Do NOT beat your kids!

The saying “Spare the rod and spoil the child” is a tragic misunderstanding of a passage of the Book of Proverbs (Proverbs 13:24). The rod referred to that used by shepherds in ancient times to guide sheep to go in a certain direction, but NOT to ever BEAT them! Beating children with anything should be considered abuse, because adults are stronger than children. Therefore, the only thing kids can learn from being beaten is that bullying is acceptable and thus they can get ahead by bulling weaker and smaller people!

Why science education must be naturalistic

One of Creationists’ most serious objections to how science is taught to students in most public schools is that all supernatural explanations (miracles) are rejected out of hand, and this somehow limits the vision of scientists. But the truth is actually the opposite. To explain why, consider this scenario:

Supernatural explanation:

Child: Daddy, what causes lighting and thunder?
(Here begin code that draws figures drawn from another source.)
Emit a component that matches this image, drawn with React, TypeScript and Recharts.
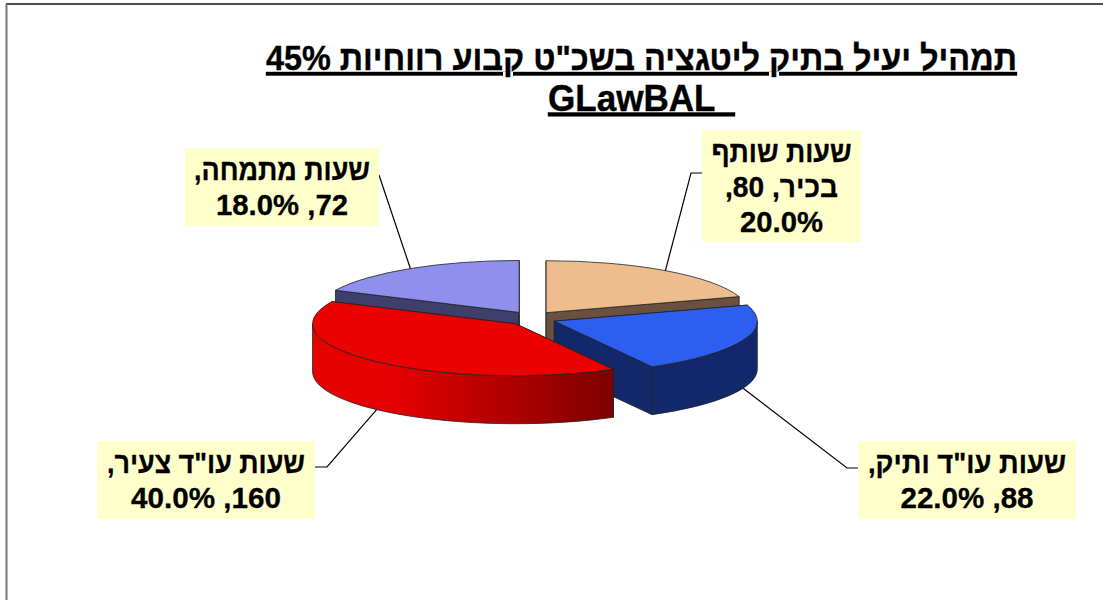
import { PieChart, Pie } from "recharts";

const categories = ["שעות מתמחה", "שעות שותף בכיר", "שעות עו\"ד ותיק", "שעות עו\"ד צעיר"];
const hours = [72, 80, 88, 160];
const percents = ["18.0%", "20.0%", "22.0%", "40.0%"];
const topColors = ["#8F8FEE", "#EDBD8E", "#2C5FF0", "#EC0000"];
const wallColors = ["#3F3F6C", "#6B5040", "#12286A", "url(#redWall)"];

// each label is split by hand, the way the text wraps inside its box
const labelLines = [
  ["שעות מתמחה,", "72, 18.0%"],
  ["שעות שותף", "בכיר, 80,", "20.0%"],
  ["שעות עו\"ד ותיק,", "88, 22.0%"],
  ["שעות עו\"ד צעיר,", "160, 40.0%"],
];
const labelWidths = [
  [176, 132],
  [140, 113, 83],
  [198, 133],
  [198, 150],
];
const titleLines = ["תמהיל יעיל בתיק ליטגציה בשכ\"ט קבוע רווחיות 45%", "GLawBAL\u00a0\u00a0"];

const chartData = categories.map((name, i) => ({ name, value: hours[i], percent: percents[i], index: i }));

const WIDTH = 1103;
const HEIGHT = 600;
const RX = 203;
const TILT = 0.256;
const DEPTH = 48;
const EXPLODE = 24;
const FONT = "'Liberation Sans', Arial, sans-serif";
const RAD = Math.PI / 180;

// label boxes: x, y, width, height, then the elbow of the leader line
const boxes = [
  { x: 185, y: 148, w: 194, h: 78, elbowX: 379, elbowY: 175, fromX: 379 },
  { x: 702, y: 130, w: 159, h: 112, elbowX: 691, elbowY: 173, fromX: 702 },
  { x: 858, y: 441, w: 218, h: 78, elbowX: 847, elbowY: 468, fromX: 858 },
  { x: 97, y: 441, w: 218, h: 78, elbowX: 327, elbowY: 467, fromX: 315 },
];

// shift a slice away from the centre along its middle angle
const sliceOrigin = (cx: number, cy: number, midAngle: number) => ({
  ox: cx + EXPLODE * Math.cos(midAngle * RAD),
  oy: cy - EXPLODE * 0.3 * Math.sin(midAngle * RAD),
});

const project = (ox: number, oy: number, angle: number) => ({
  x: ox + RX * Math.cos(angle * RAD),
  y: oy - RX * TILT * Math.sin(angle * RAD),
});

// flattened 3D slice: cut faces, front wall, then the top
function Slice3D(props: any) {
  const { cx, cy, startAngle, endAngle, midAngle, fill, index } = props;
  const { ox, oy } = sliceOrigin(cx, cy, midAngle);
  const a = project(ox, oy, startAngle);
  const b = project(ox, oy, endAngle);
  const hi = Math.max(startAngle, endAngle);
  const lo = Math.min(startAngle, endAngle);
  const large = hi - lo > 180 ? 1 : 0;
  const ry = RX * TILT;
  const wall = wallColors[index];
  const stroke = "#222";

  // the part of the rim that faces the viewer: sin(angle) < 0
  const norm = (v: number) => ((v % 360) + 360) % 360;
  let frontFrom: number | null = null;
  let frontTo: number | null = null;
  for (let t = lo; t <= hi; t += 0.1) {
    if (norm(t) > 180) {
      if (frontFrom === null) frontFrom = t;
      frontTo = t;
    }
  }

  const face = (p: { x: number; y: number }) =>
    `M${ox},${oy} L${p.x},${p.y} L${p.x},${p.y + DEPTH} L${ox},${oy + DEPTH} Z`;

  let rim = null;
  if (frontFrom !== null && frontTo !== null && frontTo > frontFrom) {
    const f = project(ox, oy, frontFrom);
    const t = project(ox, oy, frontTo);
    rim = (
      <path
        d={`M${f.x},${f.y} A${RX},${ry} 0 0 0 ${t.x},${t.y} L${t.x},${t.y + DEPTH} A${RX},${ry} 0 0 1 ${f.x},${f.y + DEPTH} Z`}
        fill={wall}
        stroke={stroke}
        strokeWidth={0.8}
      />
    );
  }

  const solidWall = wall.startsWith("url") ? "#7F0000" : wall;
  return (
    <g>
      <path d={face(a)} fill={solidWall} stroke={stroke} strokeWidth={0.8} />
      <path d={face(b)} fill={solidWall} stroke={stroke} strokeWidth={0.8} />
      {rim}
      <path
        d={`M${ox},${oy} L${a.x},${a.y} A${RX},${ry} 0 ${large} 1 ${b.x},${b.y} Z`}
        fill={fill}
        stroke={stroke}
        strokeWidth={0.8}
        strokeLinejoin="round"
      />
    </g>
  );
}

// yellow box with the wrapped text, plus its leader line back to the slice
function SliceLabel(props: any) {
  const { cx, cy, midAngle, index } = props;
  const box = boxes[index];
  const { ox, oy } = sliceOrigin(cx, cy, midAngle);
  const anchor = project(ox, oy, midAngle);
  const onFront = Math.sin(midAngle * RAD) < 0;
  const endY = anchor.y + (onFront ? DEPTH : 0);
  const lines = labelLines[index];
  const lineGap = 35;
  const firstBaseline = box.y + box.h / 2 - ((lines.length - 1) * lineGap) / 2 + 10.5;

  return (
    <g>
      <polyline
        points={`${box.fromX},${box.elbowY} ${box.elbowX},${box.elbowY} ${anchor.x},${endY}`}
        fill="none"
        stroke="#000"
        strokeWidth={1.2}
      />
      <rect x={box.x} y={box.y} width={box.w} height={box.h} fill="#FFFFCC" />
      {lines.map((line, i) => (
        <text
          key={i}
          x={box.x + box.w / 2}
          y={firstBaseline + i * lineGap}
          textAnchor="middle"
          direction="rtl"
          fontFamily={FONT}
          fontWeight="bold"
          fontSize={29}
          textLength={labelWidths[index][i]}
          lengthAdjust="spacingAndGlyphs"
          fill="#000"
          stroke="#000"
          strokeWidth={0.3}
        >
          {line}
        </text>
      ))}
    </g>
  );
}

export default function App() {
  const data = chartData.map((d, i) => ({ ...d, fill: topColors[i] }));
  return (
    <div style={{ position: "absolute", left: 0, top: 0, width: WIDTH, height: HEIGHT, background: "#fff" }}>
      <PieChart width={WIDTH} height={HEIGHT} margin={{ top: 0, right: 0, bottom: 0, left: 0 }}>
        <defs>
          <linearGradient id="redWall" x1="0" y1="0" x2="1" y2="0">
            <stop offset="0" stopColor="#E60000" />
            <stop offset="0.25" stopColor="#E60000" />
            <stop offset="1" stopColor="#7F0000" />
          </linearGradient>
        </defs>
        <line x1={6} y1={4} x2={WIDTH} y2={4} stroke="#111" strokeWidth={1.5} />
        <line x1={6.5} y1={4} x2={6.5} y2={HEIGHT} stroke="#777" strokeWidth={2} />
        <text
          x={641.5}
          y={70}
          textAnchor="middle"
          direction="rtl"
          fontFamily={FONT}
          fontWeight="bold"
          fontSize={35}
          textLength={751}
          lengthAdjust="spacingAndGlyphs"
          textDecoration="underline"
          stroke="#000"
          strokeWidth={0.4}
        >
          {titleLines[0]}
        </text>
        <text
          x={641.5}
          y={110.5}
          textAnchor="middle"
          fontFamily={FONT}
          fontWeight="bold"
          fontSize={37}
          textLength={187}
          lengthAdjust="spacingAndGlyphs"
          textDecoration="underline"
          stroke="#000"
          strokeWidth={0.4}
        >
          {titleLines[1]}
        </text>
        <Pie
          data={data}
          dataKey="value"
          nameKey="name"
          cx={532}
          cy={318.5}
          outerRadius={RX}
          startAngle={154.8}
          endAngle={-205.2}
          paddingAngle={0}
          stroke="none"
          shape={Slice3D}
          label={SliceLabel}
          labelLine={false}
          isAnimationActive={false}
        />
      </PieChart>
    </div>
  );
}
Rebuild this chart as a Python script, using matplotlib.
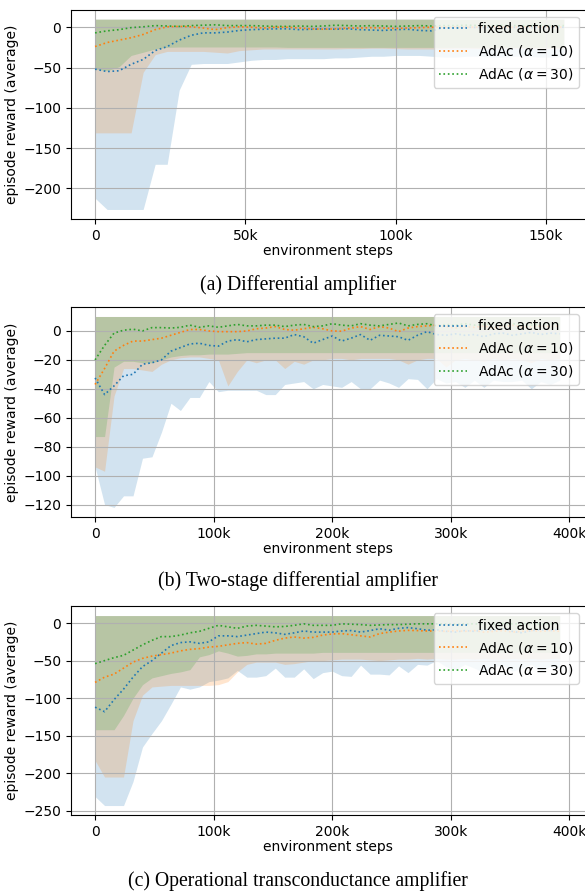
import matplotlib.pyplot as plt
import numpy as np
from matplotlib.ticker import FuncFormatter, MultipleLocator

# reward ceiling shared by every run (top of the min/max band)
best_reward = 10

# (a) differential amplifier, logged every 4k steps
steps_a = np.arange(0, 160000, 4000)
fixed_a = [-52, -55, -54, -46, -40, -29, -24, -16, -10, -7,
           -7, -6, -4, -3, -2.5, -2, -2, -3, -2.5, -2,
           -2.5, -2, -3, -3.5, -4, -3, -2.5, -4, -4.5, -1,
           -0.5, 0, -0.5, 0, -1, 0, -0.5, 0, 0.5, 0]
adac10_a = [-24, -19, -16, -13, -9, -3, 0.5, 1, 0.5, -1,
            -3, -0.5, 0.5, 0, -1, 0, 0, -1, -2, -2.5,
            -2, -1, -1, -0.5, -1, -1.5, -1, -0.5, 0, 0,
            0.5, 0, 0, 0.5, 0, 0, 0.5, 0, 0.5, 0]
adac30_a = [-7, -4.5, -3, -0.5, 0.5, 2, 1.5, 1, 2, 2.5,
            3, 2, 2, 2, 1.5, 1, 1, 1.5, 1, 1.5,
            2.5, 2, 1.5, 2, 1.5, 1, 1.5, 2, 1.5, 2,
            2, 2.5, 2, 2, 2.5, 2, 2, 2.5, 2, 2]
fixed_min_a = [-212, -226, -226, -226, -226, -170, -170, -78, -46, -45,
               -45, -45, -43, -41, -40, -40, -39, -39, -39, -39,
               -38, -38, -37, -36, -36, -35, -35, -35, -36, -37,
               -37, -36, -36, -37, -37, -36, -36, -37, -37, -36]
adac10_min_a = [-131, -131, -131, -131, -56, -34, -30, -30, -30, -30,
                -31, -32, -29, -28, -27, -27, -27, -27, -27, -27,
                -27, -26.5, -26.5, -26, -26, -26.5, -27, -27, -27, -26.5,
                -26, -26, -26.5, -26.5, -26, -26, -26, -26.5, -26.5, -26]
adac30_min_a = [-52, -54, -49, -35, -31, -27, -25, -24.5, -24.5, -24.5,
                -24.5, -24.5, -24.5, -24.5, -24.5, -24.5, -25, -25, -25, -25,
                -25, -25, -25, -25, -25, -25, -25, -25, -25, -25,
                -25, -25, -25, -25, -25, -25, -25, -25, -25, -25]

# (b) two-stage differential amplifier, logged every 8k steps
steps_b = np.arange(0, 400000, 8000)
fixed_b = [-32.5, -44, -38, -31, -30, -23, -22, -20, -14, -11.5,
           -9, -8.5, -10, -10.5, -7, -6, -7.5, -6, -5.5, -5,
           -5, -2.5, -4, -8.5, -6, -3.5, -7, -5, -2.5, -6.5,
           -3, -3.5, -4, -6.5, -3, -0.5, -2.5, -3, -2, -3,
           -2.5, -4, -2, -1.5, -3, -2, -1, -2.5, -1.5, -2]
adac10_b = [-37, -26, -14, -10, -7, -7, -6, -5, -3, -1,
            1, 1, 0, -0.5, -0.5, -0.5, 0, 1.5, 2, 3,
            1, 0.5, 1.5, 2.5, 1.5, 0, -0.2, 2, 3, 1,
            3, 2, -0.5, 2, 3, 3.5, 4, 3, 2, 3,
            2.5, 3.5, 2, 3, 4, 2.5, 3, 3.5, 3, 3.5]
adac30_b = [-20, -10, -1.5, 0.5, 1.2, 0, 2.3, 2.3, 2, 2.5,
            4, 2.5, 3.5, 2.5, 3.5, 4.5, 3.5, 3.5, 4, 4,
            3, 4, 4.5, 3, 3.5, 5, 4, 3.5, 5, 4,
            3.5, 4.5, 5.5, 3.5, 4.5, 5, 3.5, 4.5, 4, 5,
            4, 4.5, 5, 4, 5, 4.5, 4, 5, 4.5, 5]
fixed_min_b = [-94, -120, -122, -114, -114, -88, -87, -70, -50, -55,
               -46, -46, -35, -42, -41, -41, -41, -41, -44, -44,
               -37, -36, -35, -40, -37, -38, -39, -35, -40, -40,
               -34, -36, -39, -33, -33.5, -40, -33, -36, -35, -39,
               -34, -39, -34, -35, -35, -34, -40, -35, -37, -34]
adac10_min_b = [-94, -97, -45, -26, -26, -27, -28, -23, -20, -18.5,
                -18, -18, -19, -20, -38, -28, -20, -22, -20, -20,
                -26, -21, -23, -20, -20, -19, -19, -20, -19, -19,
                -19, -19, -20, -23, -20, -19, -19, -25, -20, -19,
                -20, -21, -19, -20, -19, -20, -22, -19, -20, -19]
adac30_min_b = [-73, -73, -25, -21, -21, -22, -22, -20, -18, -17,
                -16.5, -16.5, -16, -16, -16, -15.5, -15, -15, -15, -15,
                -15, -15, -15, -15, -15, -15, -15, -15, -15, -15,
                -15, -15, -15, -15, -15, -15, -15, -15, -15, -15,
                -15, -15, -15, -15, -15, -15, -15, -15, -15, -15]

# (c) operational transconductance amplifier, logged every 8k steps
steps_c = np.arange(0, 400000, 8000)
fixed_c = [-112, -118, -102, -88, -72, -58, -50, -40, -30, -26,
           -25, -27, -25, -17, -17, -18, -16, -14, -12, -13,
           -15, -13, -10.5, -12, -12, -12, -10.5, -10, -12, -10,
           -7.5, -9.5, -7, -6, -7.5, -9.5, -9, -11, -12, -10,
           -11, -9, -10, -8, -11, -13, -10, -9, -10, -8]
adac10_c = [-79, -72, -68, -60, -52, -47, -44, -42, -40, -37,
            -35, -34, -32, -31, -29, -27, -26, -28, -27, -23,
            -20, -18.5, -20, -19, -16, -14.5, -14, -15.5, -17, -18.5,
            -14, -12, -10.5, -9.7, -10, -10.6, -10.5, -11, -10, -11,
            -10, -12, -11, -10, -12, -11, -10, -11, -10, -11]
adac30_c = [-54, -50, -46, -43, -36, -29, -23, -18, -18, -16,
            -13, -11, -7, -3, -5, -7, -4, -3, -4, -5,
            -4.5, -3, -1, -3, -3, -3, -1, -1.5, -2, -3,
            -2.5, -2, -2, -1.5, -1, -1, -1, -1, -1.5, -1,
            -1, -1.5, -1, -0.5, -1, -1, -0.5, -1, -1, -0.5]
fixed_min_c = [-231, -243, -243, -243, -211, -165, -147, -130, -108, -85,
               -88, -85, -78, -76, -73, -63, -72, -72, -70, -60,
               -72, -72, -61, -74, -66, -64, -70, -71, -56, -68,
               -68, -69, -57, -66, -55, -56, -50, -58, -62, -55,
               -60, -66, -58, -56, -64, -60, -55, -65, -58, -60]
adac10_min_c = [-183, -205, -205, -205, -130, -96, -85, -84, -83, -83,
                -83, -83, -83, -82, -78, -65, -55, -52, -52, -52,
                -55, -54, -52, -50, -50, -49, -48, -48, -48, -49,
                -50, -49, -48, -48, -47, -48, -47, -48, -48, -47,
                -48, -47, -48, -48, -47, -48, -47, -48, -47, -47]
adac30_min_c = [-142, -142, -142, -123, -100, -82, -73, -70, -67, -65,
                -62, -45, -42, -37, -40, -44, -43, -41, -41, -40,
                -40, -40, -40, -40, -39, -39, -39, -39, -39, -39,
                -39, -39, -39, -39, -39, -39, -39, -39, -39, -39,
                -39, -39, -39, -39, -39, -39, -39, -39, -39, -39]

labels = ["fixed action", r"AdAc ($\alpha=10$)", r"AdAc ($\alpha=30$)"]
colors = ["tab:blue", "tab:orange", "tab:green"]

panels = [
    (steps_a, [fixed_a, adac10_a, adac30_a],
     [fixed_min_a, adac10_min_a, adac30_min_a], "(a) Differential amplifier"),
    (steps_b, [fixed_b, adac10_b, adac30_b],
     [fixed_min_b, adac10_min_b, adac30_min_b], "(b) Two-stage differential amplifier"),
    (steps_c, [fixed_c, adac10_c, adac30_c],
     [fixed_min_c, adac10_min_c, adac30_min_c], "(c) Operational transconductance amplifier"),
]

# axes boxes in figure fractions, x range, tick spacing, caption height
boxes = [[0.1214, 0.7548, 0.88, 0.2344],
         [0.1214, 0.4211, 0.88, 0.2352],
         [0.1214, 0.0873, 0.88, 0.2340]]
xlims = [(-8000, 163300), (-20300, 414000), (-20300, 414000)]
xsteps = [50000, 100000, 100000]
ysteps = [50, 20, 50]
caption_y = [0.6809, 0.3495, 0.0135]

plt.rcParams["font.size"] = 10

fig = plt.figure(figsize=(5.85, 8.93), dpi=100)
kfmt = FuncFormatter(lambda x, pos: "0" if x == 0 else f"{int(round(x / 1000))}k")

for (steps, means, mins, caption), box, xl, xs, ys, cy in zip(
        panels, boxes, xlims, xsteps, ysteps, caption_y):
    ax = fig.add_axes(box)
    for mean, low, label, color in zip(means, mins, labels, colors):
        ax.fill_between(steps, low, np.full(len(steps), best_reward),
                        color=color, alpha=0.2, linewidth=0)
        ax.plot(steps, mean, ":", color=color, linewidth=1.2, label=label)
    ax.set_xlim(*xl)
    ax.xaxis.set_major_locator(MultipleLocator(xs))
    ax.yaxis.set_major_locator(MultipleLocator(ys))
    ax.xaxis.set_major_formatter(kfmt)
    ax.grid(True)
    ax.set_xlabel("environment steps", labelpad=1)
    ax.set_ylabel("episode reward (average)", labelpad=3)
    ax.legend(loc="upper right")
    fig.text(0.51, cy, caption, ha="center", va="center",
             family="Liberation Serif", fontsize=14.2)

fig.savefig("out.png", dpi=100)
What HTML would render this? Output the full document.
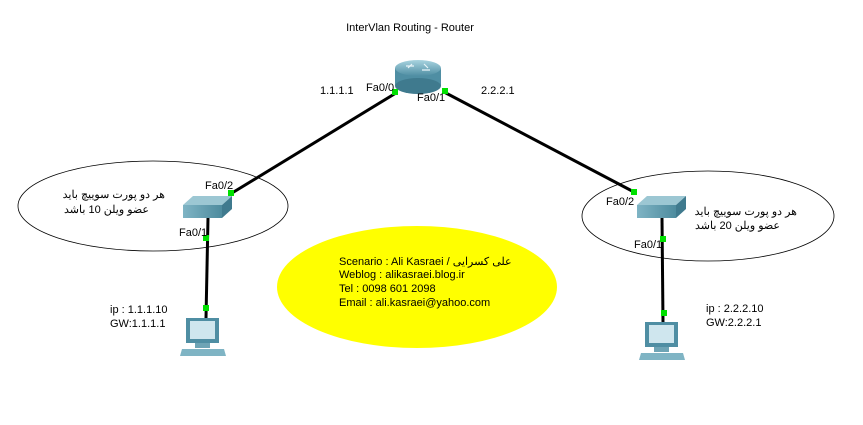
<!DOCTYPE html>
<html><head><meta charset="utf-8"><style>
body{margin:0;background:#fff;width:863px;height:420px;overflow:hidden}
text{font-family:"Liberation Sans","Noto Sans CJK SC",sans-serif;font-size:11px;fill:#000}
</style></head><body>
<svg width="863" height="420" viewBox="0 0 863 420">
<defs>
<linearGradient id="rg" x1="0" y1="0" x2="0" y2="1"><stop offset="0" stop-color="#a9d4e0"/><stop offset="1" stop-color="#4f8ea3"/></linearGradient>
<linearGradient id="sg" x1="0" y1="0" x2="1" y2="0"><stop offset="0" stop-color="#7fb4c4"/><stop offset="1" stop-color="#4d8b9e"/></linearGradient>
</defs>
<text x="410" y="31" text-anchor="middle">InterVlan Routing - Router</text>
<ellipse cx="153" cy="206" rx="135" ry="45" fill="none" stroke="#000" stroke-width="0.8"/>
<ellipse cx="708" cy="216" rx="126" ry="45" fill="none" stroke="#000" stroke-width="0.8"/>
<ellipse cx="417" cy="287" rx="140" ry="61" fill="#ffff00"/>
<line x1="396" y1="93" x2="232" y2="193" stroke="#000" stroke-width="3"/>
<line x1="444" y1="92" x2="634" y2="192" stroke="#000" stroke-width="3"/>
<line x1="208" y1="218" x2="206" y2="318" stroke="#000" stroke-width="3"/>
<line x1="662" y1="218" x2="663" y2="322" stroke="#000" stroke-width="3"/>
<rect x="395" y="68" width="46" height="18" fill="#4f8ea3"/>
<ellipse cx="418" cy="86" rx="23" ry="8" fill="#3f7a8e"/>
<ellipse cx="418" cy="68" rx="23" ry="8" fill="url(#rg)"/>
<path d="M406 66h8M422 70h8M412 64l-4 4M424 64l4 4" stroke="#e8f4f8" stroke-width="1.2"/>
<polygon points="193,196 232,196 222,205 183,205" fill="#9cc7d3"/>
<rect x="183" y="205" width="39" height="13" fill="url(#sg)"/>
<polygon points="222,205 232,196 232,209 222,218" fill="#3f7a8e"/>
<polygon points="647,196 686,196 676,205 637,205" fill="#9cc7d3"/>
<rect x="637" y="205" width="39" height="13" fill="url(#sg)"/>
<polygon points="676,205 686,196 686,209 676,218" fill="#3f7a8e"/>
<g transform="translate(180,318)">
<rect x="6" y="0" width="33" height="25" fill="#4f8ea3"/><rect x="10" y="3" width="25" height="18" fill="#cfe6ee"/>
<rect x="15" y="25" width="15" height="5" fill="#6ea4b5"/><polygon points="2,31 44,31 46,38 0,38" fill="#7fb4c4"/>
</g>
<g transform="translate(639,322)">
<rect x="6" y="0" width="33" height="25" fill="#4f8ea3"/><rect x="10" y="3" width="25" height="18" fill="#cfe6ee"/>
<rect x="15" y="25" width="15" height="5" fill="#6ea4b5"/><polygon points="2,31 44,31 46,38 0,38" fill="#7fb4c4"/>
</g>
<g fill="#00e000">
<rect x="392" y="89" width="6" height="6"/><rect x="442" y="88" width="6" height="6"/>
<rect x="228" y="190" width="6" height="6"/><rect x="203" y="235" width="6" height="6"/><rect x="203" y="305" width="6" height="6"/>
<rect x="631" y="189" width="6" height="6"/><rect x="660" y="236" width="6" height="6"/><rect x="661" y="310" width="6" height="6"/>
</g>
<text x="320" y="94">1.1.1.1</text>
<text x="366" y="91">Fa0/0</text>
<text x="417" y="101">Fa0/1</text>
<text x="481" y="94">2.2.2.1</text>
<text x="205" y="189">Fa0/2</text>
<text x="179" y="236">Fa0/1</text>
<text x="606" y="205">Fa0/2</text>
<text x="634" y="248">Fa0/1</text>
<text x="165" y="198" text-anchor="start" direction="rtl">هر دو پورت سوییچ باید</text>
<text x="149" y="213" text-anchor="start" direction="rtl">عضو ویلن 10 باشد</text>
<text x="797" y="215" text-anchor="start" direction="rtl">هر دو پورت سوییچ باید</text>
<text x="780" y="229" text-anchor="start" direction="rtl">عضو ویلن 20 باشد</text>
<text x="110" y="313">ip : 1.1.1.10</text>
<text x="110" y="327">GW:1.1.1.1</text>
<text x="706" y="312">ip : 2.2.2.10</text>
<text x="706" y="326">GW:2.2.2.1</text>
<text x="339" y="265">Scenario : Ali Kasraei / <tspan direction="rtl" unicode-bidi="embed">علی کسرایی</tspan></text>
<text x="339" y="278">Weblog : alikasraei.blog.ir</text>
<text x="339" y="292">Tel : 0098 601 2098</text>
<text x="339" y="306">Email : ali.kasraei@yahoo.com</text>
</svg>
</body></html>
Father: God sends lightning bolts and thunder blasts to frighten people into submitting to His will.

Scientific explanation:

Child: Daddy, what causes lighting and thunder?

Father: Lightning is caused by unequal electric charges between two clouds or between a cloud and the ground causing a massive discharge of electricity. Thunder results from lightning heating the air and causing it to expand suddenly, producing powerful sound waves.

OK, Creationists, would you want BOTH these explanations taught in science classrooms regarding how weather occurs? Well that’s about as silly as requiring any form of Creationism taught alongside evolution! There is no evidence whatsoever that God directly causes lighting or thunder, and indeed such an idea might lead to the assumption that anyone struck by lighting was being punished by God. This is “magical thinking” which, if it had not been questioned centuries ago, would have prevented research into finding ways for people to avoid lighting by understanding how it behaves. Thus, any supernatural explanation, one that totally ignores or negates the known laws of physics and chemistry, would be no explanation at all, but merely an argument without evidence. And that is exactly why Creationism can never be scientific, but evolution is. Evolution is consistent with all known scientific laws, it is based on physical evidence, and it leads to more research. Acceptance of Creationism, or even the assumptions that allow for Creationism to be considered credible, would bring scientific advancement on almost any subject to a grinding halt, because you could then simply dismiss any unusual or complex phenomenon by saying “God did it, I believe that, so it’s settled”.

Therefore, there is no place for the supernatural in science education.